In 2004 the Tara Therapy Training Programme received full accreditation by the UK Council for Psychotherapy, enabling Tara Therapy to award its own certification to its graduates. Thus Akong Tulku Rinpoche’s vision of using Western therapy rooted in Buddhist understanding has created a healing process which continues to flourish today in many countries.
Akong Tulku Rinpoche was also very concerned that Tibetan medical knowledge should be preserved in its homeland. From 1983 onwards in Tibet, he initiated many projects to train doctors in this tradition. These doctors have in turn opened many new clinics in their own areas of Tibet thus making treatment more readily accessible for many thousands of people.
Traditional Tibetan Medicine is a holistic system of treatment using a range of supplements that are made from local plants and herbs. This form of medicine has been practised for the last 2,500 years, and is recognized increasingly in the West as an effective complement to Western medicine.
However, the commercial depletion of local plants has put many healing herbs and plants in danger of extinction. Realising that many of the traditional remedies would be lost without the preservation of these herbs and plants, Rinpoche also launched conservation projects to protect endangered species and the environments in which they flourish.
In addition, in 2012 Rinpoche arranged for three of his qualified doctors to come over from Tibet for a study period at the Royal Botanic Garden in Edinburgh. Here they learned how to cultivate and propagate different kinds of herbal plants, under what conditions they would flourish, and when to pick them. Rinpoche understood that this knowledge would be invaluable if they were to succeed in restoring some of the lost and endangered species in Tibet.
Akong Rinpoche also wanted the benefits of Tibetan medicine to be made available to people in the West. In 1993 the Tara College of Tibetan Medicine was established in conjunction with the Institute of Tibetan Medicine in Lhasa. A four-year study course led by such eminent physicians as Khenpo Troru Tsenam and Dr.
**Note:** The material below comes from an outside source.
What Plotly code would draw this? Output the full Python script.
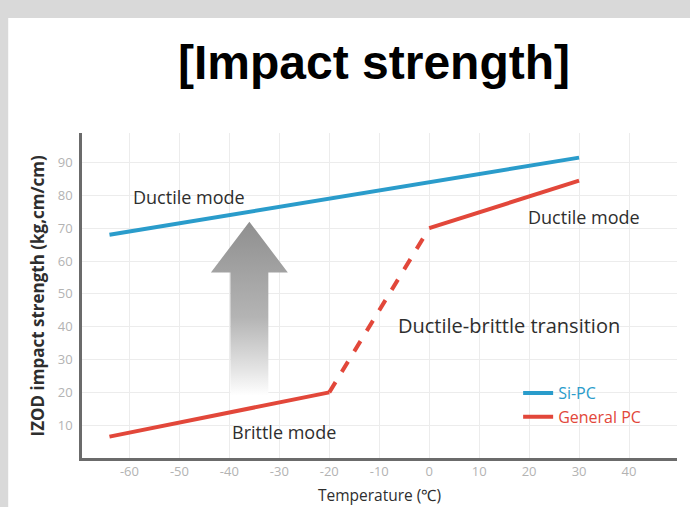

Trogawa Rinpoche, was set up to provide Western doctors and therapists with the opportunity to learn and apply some of this precious knowledge. To-date there have been two such courses with some 40 people in total having completed them.
ROKPA has also sponsored the visits of a series of Tibetan doctors to the UK. They have been able to treat many people who may otherwise never have been able to benefit from this unique form of healing. The latest incumbent is Dr Lobsang Dhonden and he currently holds clinics in Edinburgh, Glasgow, London and Samye Ling. All this activity derives from Akong Rinpoche’s determination to ensure the survival of this precious tradition and to make it available to as many people as possible.
Rinpoche’s commitment to help people with mental health problems led him to take over the Lothlorien Community in 1989, with a new approach to mental health which includes principles of collective responsibility and empowerment. Each community member is encouraged to share equally in decision-making about community affairs. It aims to help people to develop their strengths, and work towards recovery through the shared experience of community life. All the members play their part in creating a mutually-supportive atmosphere, and the experience of being part of a therapeutic community allows everyone involved to learn about themselves and how they relate to others. Lothlorien is an innovative alternative approach to mental health, but it is also respected as a valued provision within the mainstream and there are good links with the local GP and statutory mental health services.
In the latest Care Service Inspection report from the Care Inspectorate, completed in March 2015, Lothlorien was graded Excellent in all areas, namely Quality of Care and Support, Quality of Staffing and Quality of Management and Leadership.